*Work to do*.
Go through the entries below and print each one exactly, leaving out pictures.

Start Data provided

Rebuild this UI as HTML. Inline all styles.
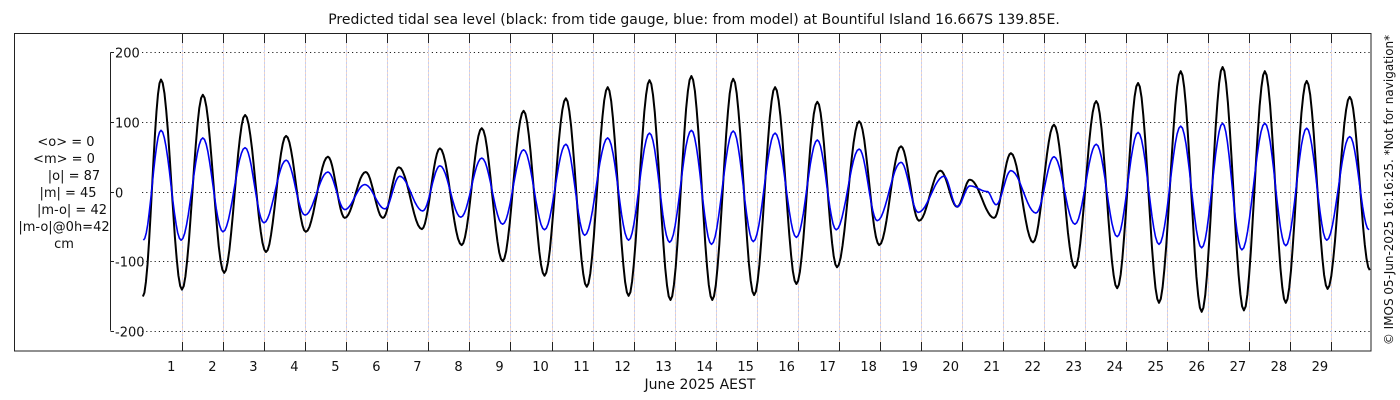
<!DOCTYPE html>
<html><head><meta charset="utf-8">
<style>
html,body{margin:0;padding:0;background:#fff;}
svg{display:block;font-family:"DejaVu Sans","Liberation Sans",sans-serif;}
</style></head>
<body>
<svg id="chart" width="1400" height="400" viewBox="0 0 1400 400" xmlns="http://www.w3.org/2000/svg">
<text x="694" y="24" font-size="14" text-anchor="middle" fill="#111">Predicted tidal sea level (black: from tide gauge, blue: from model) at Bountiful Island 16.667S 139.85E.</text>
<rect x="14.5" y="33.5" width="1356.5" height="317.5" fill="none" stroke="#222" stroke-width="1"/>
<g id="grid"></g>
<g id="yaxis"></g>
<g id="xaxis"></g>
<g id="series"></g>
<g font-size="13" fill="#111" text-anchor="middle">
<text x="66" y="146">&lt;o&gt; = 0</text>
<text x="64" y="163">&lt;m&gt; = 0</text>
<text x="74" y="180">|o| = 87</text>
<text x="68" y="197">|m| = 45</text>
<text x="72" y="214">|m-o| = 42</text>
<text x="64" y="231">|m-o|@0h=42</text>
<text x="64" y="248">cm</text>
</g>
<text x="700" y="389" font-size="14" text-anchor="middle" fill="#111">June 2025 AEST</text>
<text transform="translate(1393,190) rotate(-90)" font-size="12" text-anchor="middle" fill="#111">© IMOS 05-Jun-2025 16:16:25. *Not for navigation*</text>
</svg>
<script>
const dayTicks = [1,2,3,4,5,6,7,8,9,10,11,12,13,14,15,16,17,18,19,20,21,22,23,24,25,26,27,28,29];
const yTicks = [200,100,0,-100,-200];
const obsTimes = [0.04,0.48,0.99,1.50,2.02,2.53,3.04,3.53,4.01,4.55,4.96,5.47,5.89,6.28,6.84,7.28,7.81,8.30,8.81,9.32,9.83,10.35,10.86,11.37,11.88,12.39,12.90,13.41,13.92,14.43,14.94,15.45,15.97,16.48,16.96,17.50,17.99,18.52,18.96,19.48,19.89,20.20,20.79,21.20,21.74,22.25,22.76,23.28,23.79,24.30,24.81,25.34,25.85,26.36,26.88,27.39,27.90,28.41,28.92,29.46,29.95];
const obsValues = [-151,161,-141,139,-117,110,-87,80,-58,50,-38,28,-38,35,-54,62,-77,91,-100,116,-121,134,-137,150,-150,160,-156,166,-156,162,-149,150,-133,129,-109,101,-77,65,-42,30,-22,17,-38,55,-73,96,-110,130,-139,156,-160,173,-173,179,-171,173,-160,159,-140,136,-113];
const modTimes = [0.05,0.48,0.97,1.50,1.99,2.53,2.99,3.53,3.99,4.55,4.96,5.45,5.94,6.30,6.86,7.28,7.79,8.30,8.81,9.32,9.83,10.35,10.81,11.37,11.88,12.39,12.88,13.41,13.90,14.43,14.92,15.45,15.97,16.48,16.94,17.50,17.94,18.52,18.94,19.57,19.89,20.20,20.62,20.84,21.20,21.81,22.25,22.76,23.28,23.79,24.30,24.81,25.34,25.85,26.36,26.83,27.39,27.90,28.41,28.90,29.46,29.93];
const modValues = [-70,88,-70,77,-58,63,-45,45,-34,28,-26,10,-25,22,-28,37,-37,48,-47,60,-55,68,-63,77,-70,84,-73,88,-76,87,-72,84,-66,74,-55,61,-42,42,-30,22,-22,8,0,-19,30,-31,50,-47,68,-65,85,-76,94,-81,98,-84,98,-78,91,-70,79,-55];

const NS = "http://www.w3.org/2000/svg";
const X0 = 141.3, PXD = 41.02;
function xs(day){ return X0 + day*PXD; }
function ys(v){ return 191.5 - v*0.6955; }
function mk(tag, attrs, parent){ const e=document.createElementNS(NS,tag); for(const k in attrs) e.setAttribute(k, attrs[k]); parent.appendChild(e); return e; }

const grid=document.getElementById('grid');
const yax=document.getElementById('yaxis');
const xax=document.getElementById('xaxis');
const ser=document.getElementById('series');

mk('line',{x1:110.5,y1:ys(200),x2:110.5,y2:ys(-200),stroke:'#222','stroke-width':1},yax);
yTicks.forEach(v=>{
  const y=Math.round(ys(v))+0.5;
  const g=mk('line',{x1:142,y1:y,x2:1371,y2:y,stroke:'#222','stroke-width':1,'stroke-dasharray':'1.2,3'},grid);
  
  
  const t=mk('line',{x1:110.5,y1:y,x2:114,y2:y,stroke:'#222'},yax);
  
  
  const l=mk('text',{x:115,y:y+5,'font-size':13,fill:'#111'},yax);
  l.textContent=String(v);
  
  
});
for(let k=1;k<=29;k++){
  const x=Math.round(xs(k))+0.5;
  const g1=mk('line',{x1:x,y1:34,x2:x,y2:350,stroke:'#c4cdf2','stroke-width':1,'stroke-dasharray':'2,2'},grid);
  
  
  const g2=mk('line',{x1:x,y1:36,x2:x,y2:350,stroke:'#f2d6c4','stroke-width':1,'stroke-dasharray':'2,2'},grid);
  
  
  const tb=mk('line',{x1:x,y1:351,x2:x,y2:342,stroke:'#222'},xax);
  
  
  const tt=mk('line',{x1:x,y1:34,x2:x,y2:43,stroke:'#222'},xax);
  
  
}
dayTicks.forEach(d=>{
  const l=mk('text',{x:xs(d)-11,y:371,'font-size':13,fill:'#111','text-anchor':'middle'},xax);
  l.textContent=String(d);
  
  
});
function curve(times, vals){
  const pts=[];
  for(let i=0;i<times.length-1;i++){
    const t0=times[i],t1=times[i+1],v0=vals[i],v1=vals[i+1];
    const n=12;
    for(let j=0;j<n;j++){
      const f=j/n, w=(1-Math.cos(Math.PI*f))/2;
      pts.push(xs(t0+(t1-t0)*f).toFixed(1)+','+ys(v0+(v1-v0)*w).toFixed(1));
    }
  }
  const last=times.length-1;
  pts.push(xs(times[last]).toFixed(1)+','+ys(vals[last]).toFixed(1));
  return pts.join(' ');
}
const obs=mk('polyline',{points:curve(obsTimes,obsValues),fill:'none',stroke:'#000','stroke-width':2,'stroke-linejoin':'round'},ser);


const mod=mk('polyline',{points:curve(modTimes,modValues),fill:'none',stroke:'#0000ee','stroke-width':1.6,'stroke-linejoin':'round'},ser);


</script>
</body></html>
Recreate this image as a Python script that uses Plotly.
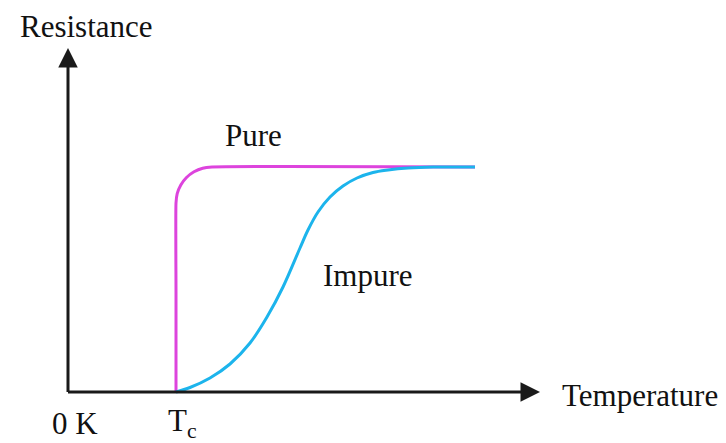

End Data provided

*The reply*.
Rebuild this UI as HTML. Inline all styles.
<!DOCTYPE html>
<html><head><meta charset="utf-8">
<style>
html,body{margin:0;padding:0;background:#fff;}
svg{display:block;font-family:"DejaVu Sans","Liberation Sans",sans-serif;}
</style></head>
<body>
<svg id="chart" width="1400" height="400" viewBox="0 0 1400 400" xmlns="http://www.w3.org/2000/svg">
<text x="694" y="24" font-size="14" text-anchor="middle" fill="#111">Predicted tidal sea level (black: from tide gauge, blue: from model) at Bountiful Island 16.667S 139.85E.</text>
<rect x="14.5" y="33.5" width="1356.5" height="317.5" fill="none" stroke="#222" stroke-width="1"/>
<g id="grid"></g>
<g id="yaxis"></g>
<g id="xaxis"></g>
<g id="series"></g>
<g font-size="13" fill="#111" text-anchor="middle">
<text x="66" y="146">&lt;o&gt; = 0</text>
<text x="64" y="163">&lt;m&gt; = 0</text>
<text x="74" y="180">|o| = 87</text>
<text x="68" y="197">|m| = 45</text>
<text x="72" y="214">|m-o| = 42</text>
<text x="64" y="231">|m-o|@0h=42</text>
<text x="64" y="248">cm</text>
</g>
<text x="700" y="389" font-size="14" text-anchor="middle" fill="#111">June 2025 AEST</text>
<text transform="translate(1393,190) rotate(-90)" font-size="12" text-anchor="middle" fill="#111">© IMOS 05-Jun-2025 16:16:25. *Not for navigation*</text>
</svg>
<script>
const dayTicks = [1,2,3,4,5,6,7,8,9,10,11,12,13,14,15,16,17,18,19,20,21,22,23,24,25,26,27,28,29];
const yTicks = [200,100,0,-100,-200];
const obsTimes = [0.04,0.48,0.99,1.50,2.02,2.53,3.04,3.53,4.01,4.55,4.96,5.47,5.89,6.28,6.84,7.28,7.81,8.30,8.81,9.32,9.83,10.35,10.86,11.37,11.88,12.39,12.90,13.41,13.92,14.43,14.94,15.45,15.97,16.48,16.96,17.50,17.99,18.52,18.96,19.48,19.89,20.20,20.79,21.20,21.74,22.25,22.76,23.28,23.79,24.30,24.81,25.34,25.85,26.36,26.88,27.39,27.90,28.41,28.92,29.46,29.95];
const obsValues = [-151,161,-141,139,-117,110,-87,80,-58,50,-38,28,-38,35,-54,62,-77,91,-100,116,-121,134,-137,150,-150,160,-156,166,-156,162,-149,150,-133,129,-109,101,-77,65,-42,30,-22,17,-38,55,-73,96,-110,130,-139,156,-160,173,-173,179,-171,173,-160,159,-140,136,-113];
const modTimes = [0.05,0.48,0.97,1.50,1.99,2.53,2.99,3.53,3.99,4.55,4.96,5.45,5.94,6.30,6.86,7.28,7.79,8.30,8.81,9.32,9.83,10.35,10.81,11.37,11.88,12.39,12.88,13.41,13.90,14.43,14.92,15.45,15.97,16.48,16.94,17.50,17.94,18.52,18.94,19.57,19.89,20.20,20.62,20.84,21.20,21.81,22.25,22.76,23.28,23.79,24.30,24.81,25.34,25.85,26.36,26.83,27.39,27.90,28.41,28.90,29.46,29.93];
const modValues = [-70,88,-70,77,-58,63,-45,45,-34,28,-26,10,-25,22,-28,37,-37,48,-47,60,-55,68,-63,77,-70,84,-73,88,-76,87,-72,84,-66,74,-55,61,-42,42,-30,22,-22,8,0,-19,30,-31,50,-47,68,-65,85,-76,94,-81,98,-84,98,-78,91,-70,79,-55];

const NS = "http://www.w3.org/2000/svg";
const X0 = 141.3, PXD = 41.02;
function xs(day){ return X0 + day*PXD; }
function ys(v){ return 191.5 - v*0.6955; }
function mk(tag, attrs, parent){ const e=document.createElementNS(NS,tag); for(const k in attrs) e.setAttribute(k, attrs[k]); parent.appendChild(e); return e; }

const grid=document.getElementById('grid');
const yax=document.getElementById('yaxis');
const xax=document.getElementById('xaxis');
const ser=document.getElementById('series');

mk('line',{x1:110.5,y1:ys(200),x2:110.5,y2:ys(-200),stroke:'#222','stroke-width':1},yax);
yTicks.forEach(v=>{
  const y=Math.round(ys(v))+0.5;
  const g=mk('line',{x1:142,y1:y,x2:1371,y2:y,stroke:'#222','stroke-width':1,'stroke-dasharray':'1.2,3'},grid);
  
  
  const t=mk('line',{x1:110.5,y1:y,x2:114,y2:y,stroke:'#222'},yax);
  
  
  const l=mk('text',{x:115,y:y+5,'font-size':13,fill:'#111'},yax);
  l.textContent=String(v);
  
  
});
for(let k=1;k<=29;k++){
  const x=Math.round(xs(k))+0.5;
  const g1=mk('line',{x1:x,y1:34,x2:x,y2:350,stroke:'#c4cdf2','stroke-width':1,'stroke-dasharray':'2,2'},grid);
  
  
  const g2=mk('line',{x1:x,y1:36,x2:x,y2:350,stroke:'#f2d6c4','stroke-width':1,'stroke-dasharray':'2,2'},grid);
  
  
  const tb=mk('line',{x1:x,y1:351,x2:x,y2:342,stroke:'#222'},xax);
  
  
  const tt=mk('line',{x1:x,y1:34,x2:x,y2:43,stroke:'#222'},xax);
  
  
}
dayTicks.forEach(d=>{
  const l=mk('text',{x:xs(d)-11,y:371,'font-size':13,fill:'#111','text-anchor':'middle'},xax);
  l.textContent=String(d);
  
  
});
function curve(times, vals){
  const pts=[];
  for(let i=0;i<times.length-1;i++){
    const t0=times[i],t1=times[i+1],v0=vals[i],v1=vals[i+1];
    const n=12;
    for(let j=0;j<n;j++){
      const f=j/n, w=(1-Math.cos(Math.PI*f))/2;
      pts.push(xs(t0+(t1-t0)*f).toFixed(1)+','+ys(v0+(v1-v0)*w).toFixed(1));
    }
  }
  const last=times.length-1;
  pts.push(xs(times[last]).toFixed(1)+','+ys(vals[last]).toFixed(1));
  return pts.join(' ');
}
const obs=mk('polyline',{points:curve(obsTimes,obsValues),fill:'none',stroke:'#000','stroke-width':2,'stroke-linejoin':'round'},ser);


const mod=mk('polyline',{points:curve(modTimes,modValues),fill:'none',stroke:'#0000ee','stroke-width':1.6,'stroke-linejoin':'round'},ser);


</script>
</body></html>
Recreate this image as a Python script that uses Plotly.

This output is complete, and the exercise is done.